Jerry Coyne, a world-class scientist and a fabulous writer, recently published a long opinion piece in USA Today entitled "Science and religion aren't friends." While he and others have made similar points previously, Coyne made them now with the rhetorical flourishes that make his work so provocative and entertaining.
But being provocative and entertaining is not the same thing as being successful -- or, at least, it isn't depending upon your definition of successful.
Coyne, like me, cares deeply about science literacy and is working to help educate the public about the nature and importance of science. In my opinion, he is among the best in explaining the nature of scientific investigation. Consider this section from his USA Today piece:
Science operates by using evidence and reason. Doubt is prized, authority rejected. No finding is deemed "true" - a notion that's always provisional - unless it's repeated and verified by others. We scientists are always asking ourselves, "How can I find out whether I'm wrong?"
But that doesn't mean that he's successfully advancing the notion of science literacy that he values so highly. The problem, as I see it, is that he, like Richard Dawkins and Sam Harris, to name just two, feels compelled to argue that science and religion are utterly incompatible -- that scientific knowledge can prove religious faith wrong.
Coyne makes it clear that he believes science is rational while religion is irrational, and only science is "equipped to find real truth." This leads him to conclude that any meaningful dialogue between the two is useless. Again, from his USA Today piece (with the italics appearing in the original):
Science and faith are fundamentally incompatible, and for precisely the same reason that irrationality and rationality are incompatible. They are different forms of inquiry, with only one, science, equipped to find real truth. And while they may have a dialogue, it's not a constructive one. Science helps religion only by disproving its claims, while religion has nothing to add to science.
Like religious fundamentalists, Coyne is arguing that people must choose between religion and science, that they can't accept both. There are, I believe, two problems with this position. First, pragmatically, studies have clearly suggested that in the United States, when people are given this choice, they will more often than not opt for religion. Now, I'm not suggesting that Coyne, or any of us who care deeply about science, should pervert our understanding of the discipline simply to make converts. No, I'm arguing that there is a way to promote the principles of scientific inquiry fully while not alienating many who are likely to be supporters by belittling their sincerely held beliefs.
Second, the extreme position Coyne has articulated is at odds with much of religion as well as with the basic precepts of science. In fact, religion isn't the monolithic, dogmatic enterprise Coyne describes, while science can't provide answers to every question humans can imagine.
As with many great writers, there is much that is wise and true in what Coyne says. Perhaps most importantly, he makes the case that when religions make empirical claims about the natural world, scientific knowledge has to trump faith. Every scientist I know would likely agree with this statement. Similarly, though, the vast majority of religious leaders I know would also likely agree. The only religious leaders apt to argue are those extreme fundamentalists who believe that their faith traditions are designed to teach us about the workings of the material world. Yes, people like Ken Ham, Albert Mohler and Pat Robertson espouse such dogma, but to imply that they are representative of the majority of religious leaders is ridiculous and gives them power that they don't deserve.

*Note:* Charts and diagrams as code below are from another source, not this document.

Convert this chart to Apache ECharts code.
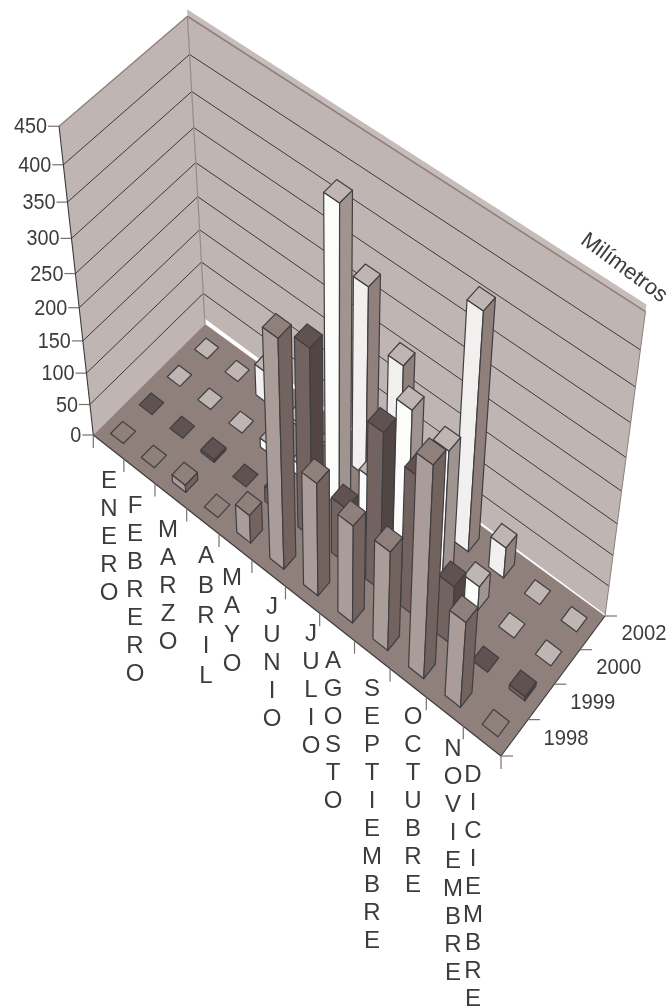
<!DOCTYPE html>
<html><head><meta charset="utf-8">
<style>html,body{margin:0;padding:0;background:#fff}#c{width:672px;height:1007px}</style>
<script src="https://cdn.jsdelivr.net/npm/echarts@6/dist/echarts.min.js"></script>
</head><body><div id="c"></div>
<script>
var months = ['ENERO','FEBRERO','MARZO','ABRIL','MAYO','JUNIO','JULIO','AGOSTO','SEPTIEMBRE','OCTUBRE','NOVIEMBRE','DICIEMBRE'];
var years = ['1998','1999','2000','2002'];
var valueTicks = [0,50,100,150,200,250,300,350,400,450];
var v1998 = [0,0,12,0,46,350,180,157,160,330,140,0];
var v1999 = [0,0,4,0,25,292,90,247,220,95,0,7];
var v2000 = [0,0,0,15,20,445,85,232,211,40,0,0];
var v2002 = [0,0,50,5,5,291,213,5,364,50,0,0];
var seriesValues = [v1998,v1999,v2000,v2002];

// layout
var faceColors = [
  {top:'#8f807c',front:'#a99c99',side:'#73635f'},
  {top:'#5f5250',front:'#736360',side:'#524645'},
  {top:'#bfb5b2',front:'#fcfcfa',side:'#a09490'},
  {top:'#bfb5b2',front:'#f2f0ee',side:'#8f807c'}
];
var labelX = [109,135,168,206,232,272,311,333,372,413,453,473];
var labelY = [480,505,529,555,577,606,633,660,688,716,748,774];
var labelStep = [28,28,28,30,28.7,28,28,28,28,28,28,28];
var barW = 0.42, FONT='"Liberation Sans",Arial,sans-serif', INK='#3b3b40';
var nx = 12, ny = 4, zMax = 450;

function solve(A,b){var n=b.length,M=A.map(function(r,i){return r.concat([b[i]])});
  for(var c=0;c<n;c++){var p=c;for(var r=c+1;r<n;r++)if(Math.abs(M[r][c])>Math.abs(M[p][c]))p=r;
    var t=M[c];M[c]=M[p];M[p]=t;
    for(r=0;r<n;r++)if(r!==c){var f=M[r][c]/M[c][c];for(var k=c;k<=n;k++)M[r][k]-=f*M[c][k];}}
  return M.map(function(r,i){return r[n]/r[i]});}
// floor corners (grid x,y) -> pixels
var floorPts=[[0,0,93.3,435],[0,ny,205,324],[nx,ny,605,616],[nx,0,501,756]];
var A8=[],b8=[];
floorPts.forEach(function(p){var x=p[0],y=p[1],u=p[2],v=p[3];
  A8.push([x,y,1,0,0,0,-u*x,-u*y]);b8.push(u);
  A8.push([0,0,0,x,y,1,-v*x,-v*y]);b8.push(v);});
var h=solve(A8,b8);
// vertical direction from the three wall-top corners
var topPts=[[0,0,59,128],[0,ny,187,16],[nx,ny,646,310]];
var rows=[],rhs=[];
topPts.forEach(function(p){var X=h[0]*p[0]+h[1]*p[1]+h[2],Y=h[3]*p[0]+h[4]*p[1]+h[5],W=h[6]*p[0]+h[7]*p[1]+1;
  rows.push([1,0,-p[2]]);rhs.push(p[2]*W-X);
  rows.push([0,1,-p[3]]);rhs.push(p[3]*W-Y);});
var N=[[0,0,0],[0,0,0],[0,0,0]],nb=[0,0,0];
rows.forEach(function(r,k){for(var i=0;i<3;i++){nb[i]+=r[i]*rhs[k];for(var j=0;j<3;j++)N[i][j]+=r[i]*r[j];}});
var zc=solve(N,nb);
function P(x,y,z){var t=z/zMax,w=h[6]*x+h[7]*y+1+zc[2]*t;
  return [(h[0]*x+h[1]*y+h[2]+zc[0]*t)/w,(h[3]*x+h[4]*y+h[5]+zc[1]*t)/w];}

function poly(pts,fill,stroke,lw){return {type:'polygon',shape:{points:pts},style:{fill:fill,stroke:stroke||null,lineWidth:lw||0,lineJoin:'round'}};}
function line(a,b,stroke,lw){return {type:'line',shape:{x1:a[0],y1:a[1],x2:b[0],y2:b[1]},style:{stroke:stroke,lineWidth:lw}};}
function txt(s,x,y,align,base,size,lh,sx){return {type:'text',x:x,y:y,scaleX:sx||1,style:{text:s,x:0,y:0,fill:INK,font:size+'px '+FONT,align:align,verticalAlign:base,lineHeight:lh||size}};}

function renderScene(){
  var c=[],z0=9;
  c.push(poly([P(0,ny,zMax),P(nx,ny,zMax),P(nx,ny,zMax+9),P(0,ny,zMax+9)],'#c6bcb9'));
  c.push(poly([P(0,0,0),P(0,ny,0),P(0,ny,zMax),P(0,0,zMax)],'#bfb5b2'));
  c.push(poly([P(0,ny,0),P(nx,ny,0),P(nx,ny,zMax),P(0,ny,zMax)],'#bfb5b2'));
  c.push(poly([P(0,ny,0),P(nx,ny,0),P(nx,ny,z0*0.3),P(0,ny,z0)],'#ffffff'));
  c.push(poly([P(0,0,0),P(0,ny,0),P(nx,ny,0),P(nx,0,0)],'#8f807c'));
  valueTicks.forEach(function(v){
    if(v>0&&v<zMax){c.push(line(P(0,0,v),P(0,ny,v),'#3c3a3c',1));c.push(line(P(0,ny,v),P(nx,ny,v),'#3c3a3c',1));}
    var p=P(0,0,v);
    c.push(line([p[0]-11,p[1]],p,'#77716f',1.2));
    c.push(txt(String(v),p[0]-12,p[1]+1,'right','middle',22,22,0.9));
  });
  c.push(line(P(0,0,zMax),P(0,ny,zMax),'#8f807c',1.4));
  c.push(line(P(0,ny,zMax),P(nx,ny,zMax),'#8f807c',1.6));
  c.push(line(P(0,ny,0),P(0,ny,zMax),'#958a87',1.2));
  c.push(line(P(nx,ny,0),P(nx,ny,zMax),'#8f807c',1));
  c.push(line(P(0,0,0),P(0,0,zMax),'#3c3a3c',1.1));
  c.push(line(P(0,0,0),P(nx,0,0),'#3c3a3c',1.2));
  c.push(line(P(nx,0,0),P(nx,ny,0),'#3c3a3c',1.2));
  for(var i=0;i<=nx;i++){var q=P(i,0,0);c.push(line(q,[q[0],q[1]+13],'#77716f',1.2));}
  for(var j=0;j<=ny;j++){var s=P(nx,j,0);c.push(line(s,[s[0]+12,s[1]],'#77716f',1.2));}
  years.forEach(function(y,j){var m=P(nx,j+0.5,0);c.push(txt(y,m[0]+29,m[1]+1,'left','middle',22,22,0.92));});
  months.forEach(function(m,i){c.push(txt(m.split('').join('\n'),labelX[i],labelY[i]-labelStep[i]/2+1,'center','top',24,labelStep[i]));});
  var t=txt('Milímetros',624,268,'center','middle',22);t.rotation=-36.5*Math.PI/180;c.push(t);
  return {type:'group',children:c};
}
function renderBar(params,api){
  var i=api.value(0),j=api.value(1),v=api.value(2),col=faceColors[j];
  var a=i+0.5-barW/2,b=i+0.5+barW/2,d=j+0.5-barW/2,e=j+0.5+barW/2,E='#3f3e42',c=[];
  if(v>0){
    c.push(poly([P(a,d,0),P(b,d,0),P(b,d,v),P(a,d,v)],col.front,E,1.2));
    c.push(poly([P(b,d,0),P(b,e,0),P(b,e,v),P(b,d,v)],col.side,E,1.2));
  }
  c.push(poly([P(a,d,v),P(b,d,v),P(b,e,v),P(a,e,v)],col.top,E,1.2));
  return {type:'group',children:c};
}
var barData=[];
for(var jj=ny-1;jj>=0;jj--)for(var ii=0;ii<nx;ii++)barData.push([ii,jj,seriesValues[jj][ii]]);

echarts.init(document.getElementById('c'),null,{renderer:'canvas'}).setOption({
  animation:false,backgroundColor:'#ffffff',
  series:[
    {type:'custom',coordinateSystem:'none',silent:true,z:1,data:[[0]],renderItem:renderScene},
    {type:'custom',coordinateSystem:'none',silent:true,z:2,data:barData,dimensions:['month','year','mm'],renderItem:renderBar}
  ]
});
</script></body></html>
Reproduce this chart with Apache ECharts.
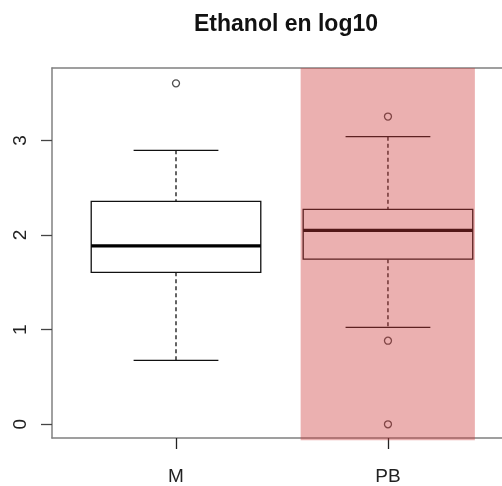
<!DOCTYPE html>
<html>
<head>
<meta charset="utf-8">
<script src="https://cdn.jsdelivr.net/npm/echarts@6/dist/echarts.min.js"></script>
<style>html,body{margin:0;padding:0;background:#fff}#c{width:502px;height:486px}</style>
</head>
<body>
<div id="c"></div>
<script>
const titleText = 'Ethanol en log10';
const categories = ['M', 'PB'];
const positions = [1, 2];
// [lower whisker, Q1, median, Q3, upper whisker]
const statsM = [0.676, 1.606, 1.885, 2.355, 2.895];
const statsPB = [1.023, 1.745, 2.05, 2.271, 3.039];
const outliersM = [3.603];
const outliersPB = [3.252, 0.883, 0.0];
const yTicks = [0, 1, 2, 3];
const highlightX = [1.588, 2.41];
const highlightY = [-0.168, 3.765];
const xRange = [0.415, 2.538];
const yRange = [-0.145, 3.765];

const boxData = [[positions[0]].concat(statsM), [positions[1]].concat(statsPB)];
const outlierData = outliersM.map(v => [positions[0], v]).concat(outliersPB.map(v => [positions[1], v]));

const chart = echarts.init(document.getElementById('c'), null, {renderer: 'canvas'});
const axisGray = '#808080';
const lineCol = '#111';
const font = 'Liberation Sans, Arial, sans-serif';

function renderBox(params, api) {
  const x = api.value(0);
  const lo = api.value(1), q1 = api.value(2), med = api.value(3), q3 = api.value(4), hi = api.value(5);
  const halfW = 0.4, capW = 0.2;
  const tl = api.coord([x - halfW, q3]);
  const br = api.coord([x + halfW, q1]);
  const mL = api.coord([x - halfW, med]);
  const mR = api.coord([x + halfW, med]);
  const cTop = api.coord([x, hi]);
  const cQ3 = api.coord([x, q3]);
  const cQ1 = api.coord([x, q1]);
  const cLo = api.coord([x, lo]);
  const capL = api.coord([x - capW, hi]);
  const capR = api.coord([x + capW, hi]);
  const capL2 = api.coord([x - capW, lo]);
  const capR2 = api.coord([x + capW, lo]);
  const solid = {stroke: lineCol, lineWidth: 1.3, fill: null};
  const dashed = {stroke: lineCol, lineWidth: 1.3, lineDash: [4, 3], fill: null};
  return {
    type: 'group',
    children: [
      {type: 'line', shape: {x1: cTop[0], y1: cTop[1], x2: cQ3[0], y2: cQ3[1]}, style: dashed},
      {type: 'line', shape: {x1: cQ1[0], y1: cQ1[1], x2: cLo[0], y2: cLo[1]}, style: dashed},
      {type: 'line', shape: {x1: capL[0], y1: capL[1], x2: capR[0], y2: capR[1]}, style: solid},
      {type: 'line', shape: {x1: capL2[0], y1: capL2[1], x2: capR2[0], y2: capR2[1]}, style: solid},
      {type: 'rect', shape: {x: tl[0], y: tl[1], width: br[0] - tl[0], height: br[1] - tl[1]}, style: {stroke: lineCol, lineWidth: 1.3, fill: '#fff'}},
      {type: 'line', shape: {x1: mL[0], y1: mL[1], x2: mR[0], y2: mR[1]}, style: {stroke: '#000', lineWidth: 3.2}}
    ]
  };
}

function renderHighlight(params, api) {
  const a = api.coord([api.value(0), highlightY[1]]);
  const b = api.coord([api.value(1), highlightY[0]]);
  return {
    type: 'rect',
    shape: {x: a[0], y: a[1], width: b[0] - a[0], height: b[1] - a[1]},
    style: {fill: 'rgba(205,57,57,0.4)'}
  };
}

chart.setOption({
  animation: false,
  backgroundColor: '#fff',
  title: {
    text: titleText,
    left: 281, top: 8,
    textAlign: 'center',
    textStyle: {fontFamily: font, fontWeight: 'bold', fontSize: 23, color: '#111'}
  },
  grid: {left: 52, top: 68, bottom: 46, right: 0},
  xAxis: [{
    type: 'value', min: xRange[0], max: xRange[1], position: 'bottom',
    splitLine: {show: false},
    axisLine: {show: true, onZero: false, lineStyle: {color: axisGray, width: 1.5}},
    axisTick: {show: true, inside: false, customValues: positions, length: 11, lineStyle: {color: '#222', width: 1.3}},
    axisLabel: {
      customValues: positions, margin: 29,
      formatter: v => categories[positions.indexOf(Math.round(v))] || '',
      fontFamily: font, fontSize: 19, color: '#222'
    }
  }, {
    type: 'value', min: xRange[0], max: xRange[1], position: 'top',
    splitLine: {show: false},
    axisLine: {show: true, onZero: false, lineStyle: {color: axisGray, width: 1.5}},
    axisTick: {show: false}, axisLabel: {show: false}
  }],
  yAxis: {
    type: 'value', min: yRange[0], max: yRange[1],
    splitLine: {show: false},
    axisLine: {show: true, onZero: false, lineStyle: {color: axisGray, width: 1.5}},
    axisTick: {show: true, inside: false, customValues: yTicks, length: 11, lineStyle: {color: '#444', width: 1.3}},
    axisLabel: {
      customValues: yTicks, margin: 22, rotate: 90,
      fontFamily: font, fontSize: 19, color: '#222'
    }
  },
  series: [
    {type: 'custom', z: 2, data: boxData, renderItem: renderBox, encode: {x: 0, y: [1, 2, 3, 4, 5]}},
    {type: 'scatter', z: 3, data: outlierData, symbol: 'circle', symbolSize: 7,
     itemStyle: {color: 'rgba(0,0,0,0)', borderColor: '#222', borderWidth: 1.3}},
    {type: 'custom', z: 10, data: [highlightX], renderItem: renderHighlight, clip: false, encode: {x: [0, 1]}}
  ]
});
</script>
</body>
</html>
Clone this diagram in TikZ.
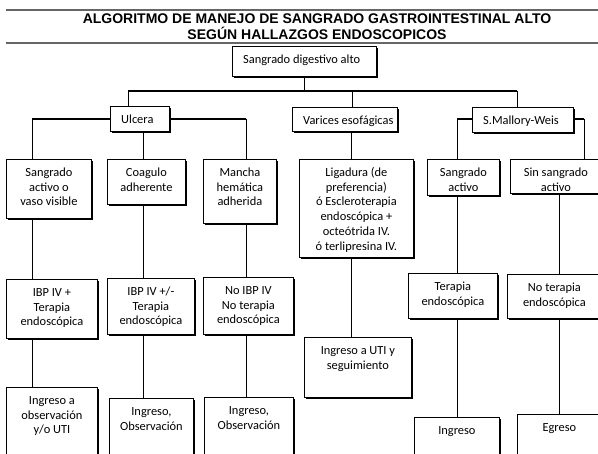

The religious leaders I know and the thousands upon thousands who have joined together to create The Clergy Letter Project, take their faith seriously and are outspoken advocates for science. Their view of religion is not as simplistic as Coyne would have us believe, and their goals are not nearly as narrow as he implies.
I wrote the following in May and it still sounds right to me:
Many, many religious leaders understand that religion is not dependent upon a single interpretation of any text. Instead, the overwhelming majority of the religious leaders with whom I interact regularly believe that religion is about morality and spirituality rather than science. They want to make the world a better, a fairer and a more just place and they believe they can accomplish that within a spiritual community.
I can well appreciate that not everyone might share those views or the belief that they might be accomplished within a spiritual community. (Please recognize that neither I nor the religious leaders about whom I am writing are implying that work within a spiritual community is the only way to achieve these goals.) I am arguing, however, that science is not positioned to deny the spiritual sense that some find within religion or the good that might arise from that sense.
I believe it is possible to turn the disagreements I have with Coyne into something positive and to use it to help demonstrate a path forward. Although I disagree vehemently with some of what Jerry Coyne has to say, particularly when he strays from science into philosophy, I also recognize the value in his science. Indeed, I am so impressed with his articulate defense of evolution that I use his wonderful book, Why Evolution is True, as a text for my class on the evolution/creation debate. In other words, our disagreement on some points doesn't preclude me from celebrating our similarities.
Coyne and other "new atheists" share many values with religious leaders. If he would stop picking fights with those most likely to be his allies, he would dramatically improve science literacy. And he wouldn't have to sacrifice any of the principles of science to do so.